Corporate giving has also been set back by the economy's shift from manufacturing to services. Because manufacturers make tangible products like medicine, chemicals, and computers, it's easier for them to donate to a good cause. Cincinnati-based LensCrafters expects to give away more than 92,000 pairs of glasses this year. And Hewlett-Packard Co. (HWP) last year contributed $58 million, with about half the total in computers and other high-tech equipment. Overall, some 28% of corporate charity comes not in cash but in other forms, primarily goods, according to the Conference Board survey.

Point the finger, too, at the cost-cutting mentality after a corporate acquisition or merger. In Denver, for instance, Qwest Communications International Inc. (Q) is already curtailing its giving following its takeover last summer of regional Bell company US West Inc., whose foundation had been doling out about $25 million a year. Qwest has stopped matching employee gifts to nonprofits--worth an estimated $5 million annually--and told beneficiaries to expect more changes. With Qwest's Internet focus, it's now ''a very different company,'' explains spokesman David Goldberg. ''We have to be careful how we spend those dollars.'' Before the takeover, Qwest had no giving program at all; Goldberg says its priority now is shoring up poor service.

Indeed, among 124 corporations surveyed recently by the National Committee for Responsive Philanthropy in Washington, D.C., 46 had been involved in a big merger since 1996; of those, only one said giving would increase post-merger (the study didn't ask whether giving would decrease).

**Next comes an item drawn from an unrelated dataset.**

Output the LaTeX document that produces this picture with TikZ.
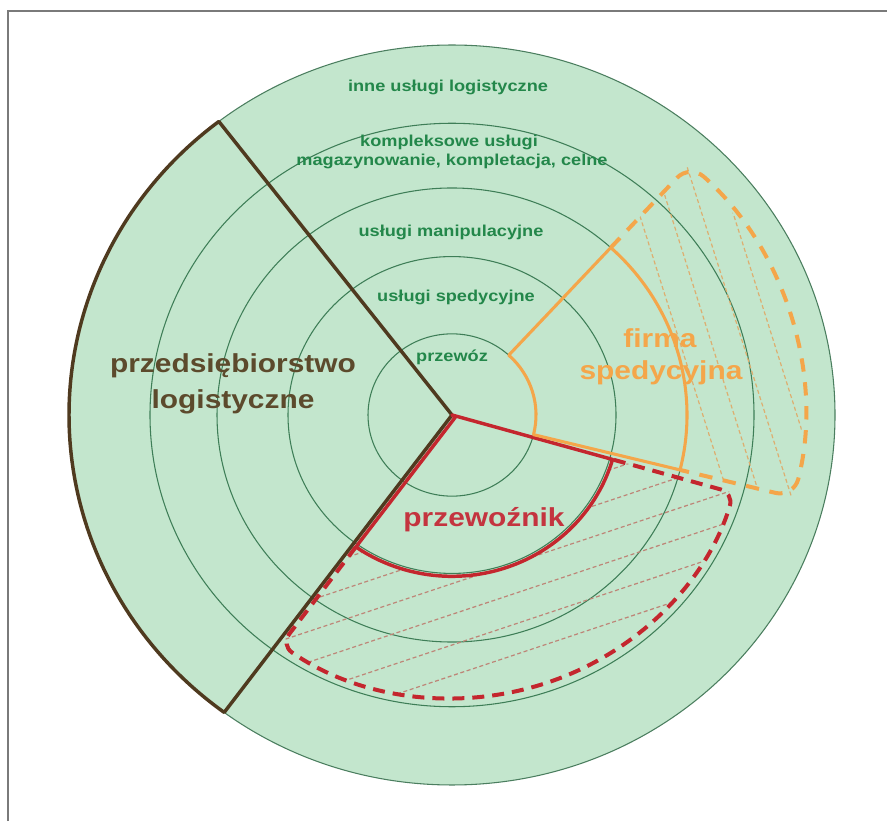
\documentclass[tikz,border=0pt]{standalone}
\usepackage{fontspec}
\newfontfamily\labfont[FakeStretch=1.15]{Liberation Sans}
\definecolor{disc}{HTML}{C3E6CD}
\definecolor{ringc}{HTML}{3E7E57}
\definecolor{txtgreen}{HTML}{23874A}
\definecolor{browntxt}{HTML}{5C4A2C}
\definecolor{brownln}{HTML}{4F3A1F}
\definecolor{redln}{HTML}{C4262E}
\definecolor{redtxt}{HTML}{C4343F}
\definecolor{orangeln}{HTML}{F4A64A}
\definecolor{redhatchc}{HTML}{BE8577}
\definecolor{orhatchc}{HTML}{DDAE70}
\definecolor{framec}{HTML}{7A7A7A}
\begin{document}
\begin{tikzpicture}[x=0.75pt,y=0.75pt,
  ringline/.style={draw=ringc, line width=0.8pt},
  outerline/.style={draw=ringc!80!gray, line width=0.8pt},
  brownline/.style={draw=brownln, line width=2.6pt, line join=round},
  redline/.style={draw=redln, line width=2.6pt, line join=round},
  orangeline/.style={draw=orangeln, line width=2.3pt, line join=round},
  reddash/.style={draw=redln, line width=3pt, dash pattern=on 9pt off 6pt},
  orangedash/.style={draw=orangeln, line width=3pt, dash pattern=on 10pt off 8pt},
  redhatch/.style={draw=redhatchc, line width=0.9pt, dash pattern=on 3pt off 2pt},
  orhatch/.style={draw=orhatchc, line width=0.9pt, dash pattern=on 3pt off 2pt},
  small/.style={font=\labfont\bfseries\fontsize{11.85}{14}\selectfont, text=txtgreen, inner sep=0pt},
  big/.style={font=\labfont\bfseries\fontsize{19.5}{22}\selectfont, inner sep=0pt},
  framel/.style={draw=framec, line width=1.5pt}]
\useasboundingbox (0,0) rectangle (887,821);
\draw[framel] (8,0) -- (8,809.5) -- (887,809.5);
\begin{scope}[shift={(452,406)}, yscale=0.966]
  \fill[disc] (0,0) circle (383);
  \foreach \r in {84,164,235,302} \draw[ringline] (0,0) circle (\r);
  \draw[outerline] (0,0) circle (383);
  % red hatch
  \begin{scope}
    \clip (234.87:167) -- (234.29:293) arc[start angle=234.29, end angle=344, radius=293] -- (344:167) arc[start angle=344, end angle=234.87, radius=167] -- cycle;
    \foreach \c in {-105,-135,-165,-195,-225,-255}
      \draw[redhatch] ({-0.326*\c-0.946*400},{0.946*\c-0.326*400}) -- ({-0.326*\c+0.946*400},{0.946*\c+0.326*400});
  \end{scope}
  % orange hatch
  \begin{scope}
    \clip (47.5:235) -- (47.5:350) arc[start angle=47.5, end angle=-14, radius=350] -- (-14:235) arc[start angle=-14, end angle=47.5, radius=235] -- cycle;
    \foreach \c in {240,270,300,330}
      \draw[orhatch] ({0.956*\c-0.292*500},{0.292*\c+0.956*500}) -- ({0.956*\c+0.292*500},{0.292*\c-0.956*500});
  \end{scope}
  % brown sector
  \draw[brownline] (0,0) -- (127.5:383) arc[start angle=127.5, end angle=233.5, radius=383] -- cycle;
  % red
  \draw[reddash, rounded corners=10pt] (234.87:167) -- (234.29:293) arc[start angle=234.29, end angle=344, radius=293] -- (344:167);
  \draw[redline] (3.22,-2.38) -- (234.87:167) arc[start angle=234.87, end angle=344, radius=167] -- (0,0) -- cycle;
  % orange
  \draw[orangedash, rounded corners=14pt] (47.5:235) -- (47.5:352) arc[start angle=47.5, end angle=-14, radius=352] -- (-14:235);
  \draw[orangeline] (47.5:84) -- (47.5:235) arc[start angle=47.5, end angle=-14, radius=235] -- (-14:84) arc[start angle=-14, end angle=47.5, radius=84] -- cycle;
\end{scope}
% labels
\node[small] (t1) at (448,734) {inne usługi logistyczne};
\node[small] (t2) at (449,679) {kompleksowe usługi};
\node[small] (t3) at (452,660) {magazynowanie, kompletacja, celne};
\node[small] (t4) at (451,589) {usługi manipulacyjne};
\node[small] (t5) at (456,524) {usługi spedycyjne};
\node[small] (t6) at (452,464) {przewóz};
\node[big, text=browntxt] (pl1) at (233,455) {przedsiębiorstwo};
\node[big, text=browntxt] (pl2) at (233,419) {logistyczne};
\node[big, text=redtxt] (pw) at (484,301) {przewoźnik};
\node[big, text=orangeln] (fs1) at (660,483) {firma};
\node[big, text=orangeln] (fs2) at (661,448) {spedycyjna};
\end{tikzpicture}
\end{document}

One of the biggest shifts in corporate giving involves a company's desire to treat philanthropy as an opportunity to advance their strategic interests. ''At the end of the day, we're all employees of the shareholders, and we're giving away the shareholder's money,'' says Ford's Rintamaki. So, for example, when Citibank (C) created a program to make small loans through nonprofits to borrowers who wouldn't qualify for bank loans, it helped people who otherwise would turn to loan sharks and pawnshops. But it also helped itself by drawing new people into the banking system and learning how to serve low-income customers.

GENEROUS LOGIC. Such bottom-line philanthropy has blurred the line between giving and marketing. A company might sponsor a cause that's important to its customer base, as cosmetics retailer Avon Products Inc. (AVP) does with its breast cancer crusade. Or it might link up with an organization's mission, using the group's name in its marketing in return for donating a portion of its sales, as Welch Foods Inc. and Johnson & Johnson (JNJ) have done with the World Wildlife Fund.

Such deals make good business sense. Two-thirds of consumers say that if price and quality are equal, they are likely to switch to a brand or retailer backing a good cause, according to a 1999 study done for Cone Inc., a Boston marketing firm. What's more, cause marketing builds loyalty: Nearly 90% of employees of companies promoting causes feel a strong sense of loyalty to the firm, Cone found, vs. 67% at companies that don't.

As the giving season hits its peak, charities and nonprofits are grateful for the corporate support they get. But no doubt many lament, as the economy appears to be softening, that business did not open the spigot more when the good times were really rocking.